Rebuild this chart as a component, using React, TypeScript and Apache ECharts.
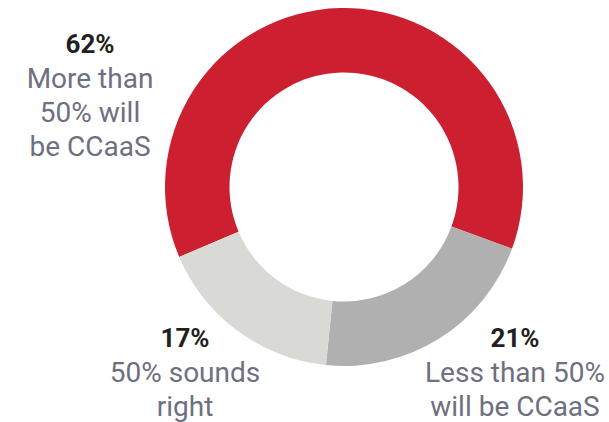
import React, { useEffect, useRef } from "react";
import * as echarts from "echarts";

const categories = ["More than 50% will be CCaaS", "Less than 50% will be CCaaS", "50% sounds right"];
const values = [62, 21, 17];
const labelLines = [
  ["More than", "50% will", "be CCaaS"],
  ["Less than 50%", "will be CCaaS"],
  ["50% sounds", "right"],
];
const colors = ["#CC1F2F", "#B0B0B0", "#D9DAD6"];

export default function App() {
  const ref = useRef<HTMLDivElement>(null);
  useEffect(() => {
    document.body.style.margin = "0";
    const chart = echarts.init(ref.current!, null, { renderer: "svg" });
    const labelPos = [
      { x: 90, y: 27 },
      { x: 515, y: 321 },
      { x: 185, y: 321 },
    ];
    const LH = 34;
    const graphics: any[] = [];
    values.forEach((v, i) => {
      const lines = [`${v}%`, ...labelLines[i]];
      lines.forEach((line, k) => {
        graphics.push({
          type: "text",
          x: labelPos[i].x,
          y: labelPos[i].y + LH / 2 + k * LH,
          style: {
            text: line,
            align: "center",
            verticalAlign: "middle",
            fontFamily: "Roboto",
            fontWeight: k === 0 ? "bold" : "normal",
            fontSize: k === 0 ? 26 : 28,
            fill: k === 0 ? "#231F20" : "#6E7080",
          },
        });
      });
    });
    chart.setOption({
      animation: false,
      graphic: graphics,
      series: [
        {
          type: "pie",
          center: [344, 187],
          radius: [114.5, 179],
          startAngle: 203,
          clockwise: true,
          label: { show: false },
          labelLine: { show: false },
          silent: true,
          data: categories.map((c, i) => ({ name: c, value: values[i], itemStyle: { color: colors[i] } })),
        },
      ],
    });
    return () => chart.dispose();
  }, []);
  return <div ref={ref} style={{ width: 609, height: 422 }} />;
}
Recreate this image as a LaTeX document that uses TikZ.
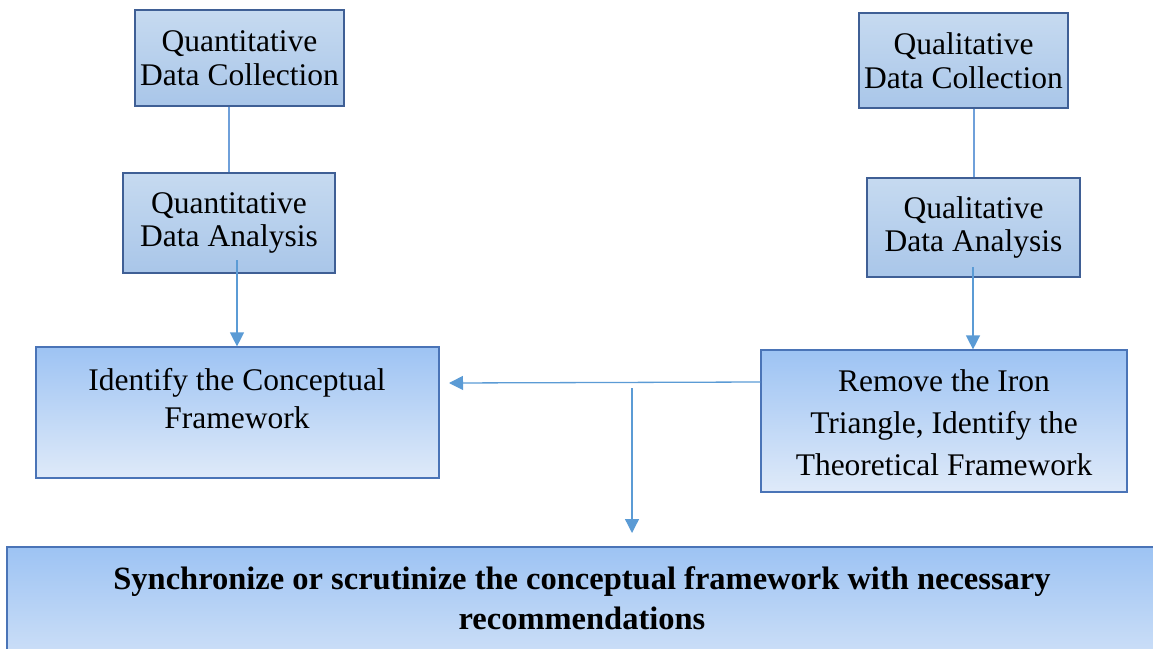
\documentclass[tikz,border=0pt]{standalone}
\usepackage{fontspec}
\setmainfont{Liberation Serif}
\usetikzlibrary{arrows.meta,calc}
\definecolor{darkb}{HTML}{3F5F95}
\definecolor{midb}{HTML}{4A74B7}
\definecolor{arrb}{HTML}{5B9BD5}
\definecolor{linb}{HTML}{6FA0DA}
\definecolor{smtop}{HTML}{C6DAF0}
\definecolor{smbot}{HTML}{A9C6E9}
\definecolor{bgtop}{HTML}{9DC3F3}
\definecolor{bgbot}{HTML}{DFEAF9}
\begin{document}
\begin{tikzpicture}[x=1pt,y=-1pt,
  smallbox/.style={draw=darkb, line width=2.5pt, top color=smtop, bottom color=smbot,
    align=center, inner sep=0pt, font=\fontsize{31.5}{33.5}\selectfont},
  bigbox/.style={draw=midb, line width=1.2pt, top color=bgtop, bottom color=bgbot,
    inner sep=0pt},
  txt/.style={align=center, inner sep=0pt},
  conn/.style={draw=linb, line width=2pt},
  arr/.style={draw=arrb, line width=1.3pt, -{Triangle[width=14pt,length=14pt]}}]
\useasboundingbox (0,0) rectangle (1153,648);
% small boxes
\node[smallbox, minimum width=209pt, minimum height=96pt] (qc) at (239.5,58) {Quantitative\\Data Collection};
\node[smallbox, minimum width=212pt, minimum height=100pt] (qa) at (229,223) {Quantitative\\Data Analysis};
\node[smallbox, minimum width=209pt, minimum height=95pt] (lc) at (963.5,60.5) {Qualitative\\Data Collection};
\node[smallbox, minimum width=213pt, minimum height=99pt] (la) at (973.5,227.5) {Qualitative\\Data Analysis};
% big boxes
\node[bigbox, minimum width=403pt, minimum height=131pt] (cf) at (237.5,412.5) {};
\node[txt, font=\fontsize{31.5}{38}\selectfont] (cft) at (237,399) {Identify the Conceptual\\Framework};
\node[bigbox, minimum width=366pt, minimum height=142pt] (tf) at (944,421) {};
\node[txt, font=\fontsize{31.5}{42}\selectfont] (tft) at (944,423) {Remove the Iron\\Triangle, Identify the\\Theoretical Framework};
\path[bigbox] (7,547) rectangle (1170,700);
\node[txt, font=\bfseries\fontsize{32.5}{40}\selectfont] (sy) at (582,598) {Synchronize or scrutinize the conceptual framework with necessary\\recommendations};
% connectors
\coordinate (a1s) at (237,260);
\coordinate (a2s) at (973,267);
\coordinate (hend) at (449,383);
\coordinate (vs) at (632,388);
\coordinate (ve) at (632,533);
\draw[conn] (qc.south -| 229,0) -- (qa.north -| 229,0);
\draw[conn] (lc.south -| 974,0) -- (la.north -| 974,0);
\draw[arr] (a1s) -- (a1s |- cf.north);
\draw[arr] (a2s) -- (a2s |- tf.north);
\draw[arr] (tf.west |- 0,382) -- (hend);
\draw[arr] (vs) -- (ve);
\end{tikzpicture}
\end{document}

══════

Without the pictures, copy the material exactly as given.

Answer in full:
Rebuild this chart as a component, using React, TypeScript and Apache ECharts.
import React, { useEffect, useRef } from "react";
import * as echarts from "echarts";

const categories = ["More than 50% will be CCaaS", "Less than 50% will be CCaaS", "50% sounds right"];
const values = [62, 21, 17];
const labelLines = [
  ["More than", "50% will", "be CCaaS"],
  ["Less than 50%", "will be CCaaS"],
  ["50% sounds", "right"],
];
const colors = ["#CC1F2F", "#B0B0B0", "#D9DAD6"];

export default function App() {
  const ref = useRef<HTMLDivElement>(null);
  useEffect(() => {
    document.body.style.margin = "0";
    const chart = echarts.init(ref.current!, null, { renderer: "svg" });
    const labelPos = [
      { x: 90, y: 27 },
      { x: 515, y: 321 },
      { x: 185, y: 321 },
    ];
    const LH = 34;
    const graphics: any[] = [];
    values.forEach((v, i) => {
      const lines = [`${v}%`, ...labelLines[i]];
      lines.forEach((line, k) => {
        graphics.push({
          type: "text",
          x: labelPos[i].x,
          y: labelPos[i].y + LH / 2 + k * LH,
          style: {
            text: line,
            align: "center",
            verticalAlign: "middle",
            fontFamily: "Roboto",
            fontWeight: k === 0 ? "bold" : "normal",
            fontSize: k === 0 ? 26 : 28,
            fill: k === 0 ? "#231F20" : "#6E7080",
          },
        });
      });
    });
    chart.setOption({
      animation: false,
      graphic: graphics,
      series: [
        {
          type: "pie",
          center: [344, 187],
          radius: [114.5, 179],
          startAngle: 203,
          clockwise: true,
          label: { show: false },
          labelLine: { show: false },
          silent: true,
          data: categories.map((c, i) => ({ name: c, value: values[i], itemStyle: { color: colors[i] } })),
        },
      ],
    });
    return () => chart.dispose();
  }, []);
  return <div ref={ref} style={{ width: 609, height: 422 }} />;
}
Recreate this image as a LaTeX document that uses TikZ.
\documentclass[tikz,border=0pt]{standalone}
\usepackage{fontspec}
\setmainfont{Liberation Serif}
\usetikzlibrary{arrows.meta,calc}
\definecolor{darkb}{HTML}{3F5F95}
\definecolor{midb}{HTML}{4A74B7}
\definecolor{arrb}{HTML}{5B9BD5}
\definecolor{linb}{HTML}{6FA0DA}
\definecolor{smtop}{HTML}{C6DAF0}
\definecolor{smbot}{HTML}{A9C6E9}
\definecolor{bgtop}{HTML}{9DC3F3}
\definecolor{bgbot}{HTML}{DFEAF9}
\begin{document}
\begin{tikzpicture}[x=1pt,y=-1pt,
  smallbox/.style={draw=darkb, line width=2.5pt, top color=smtop, bottom color=smbot,
    align=center, inner sep=0pt, font=\fontsize{31.5}{33.5}\selectfont},
  bigbox/.style={draw=midb, line width=1.2pt, top color=bgtop, bottom color=bgbot,
    inner sep=0pt},
  txt/.style={align=center, inner sep=0pt},
  conn/.style={draw=linb, line width=2pt},
  arr/.style={draw=arrb, line width=1.3pt, -{Triangle[width=14pt,length=14pt]}}]
\useasboundingbox (0,0) rectangle (1153,648);
% small boxes
\node[smallbox, minimum width=209pt, minimum height=96pt] (qc) at (239.5,58) {Quantitative\\Data Collection};
\node[smallbox, minimum width=212pt, minimum height=100pt] (qa) at (229,223) {Quantitative\\Data Analysis};
\node[smallbox, minimum width=209pt, minimum height=95pt] (lc) at (963.5,60.5) {Qualitative\\Data Collection};
\node[smallbox, minimum width=213pt, minimum height=99pt] (la) at (973.5,227.5) {Qualitative\\Data Analysis};
% big boxes
\node[bigbox, minimum width=403pt, minimum height=131pt] (cf) at (237.5,412.5) {};
\node[txt, font=\fontsize{31.5}{38}\selectfont] (cft) at (237,399) {Identify the Conceptual\\Framework};
\node[bigbox, minimum width=366pt, minimum height=142pt] (tf) at (944,421) {};
\node[txt, font=\fontsize{31.5}{42}\selectfont] (tft) at (944,423) {Remove the Iron\\Triangle, Identify the\\Theoretical Framework};
\path[bigbox] (7,547) rectangle (1170,700);
\node[txt, font=\bfseries\fontsize{32.5}{40}\selectfont] (sy) at (582,598) {Synchronize or scrutinize the conceptual framework with necessary\\recommendations};
% connectors
\coordinate (a1s) at (237,260);
\coordinate (a2s) at (973,267);
\coordinate (hend) at (449,383);
\coordinate (vs) at (632,388);
\coordinate (ve) at (632,533);
\draw[conn] (qc.south -| 229,0) -- (qa.north -| 229,0);
\draw[conn] (lc.south -| 974,0) -- (la.north -| 974,0);
\draw[arr] (a1s) -- (a1s |- cf.north);
\draw[arr] (a2s) -- (a2s |- tf.north);
\draw[arr] (tf.west |- 0,382) -- (hend);
\draw[arr] (vs) -- (ve);
\end{tikzpicture}
\end{document}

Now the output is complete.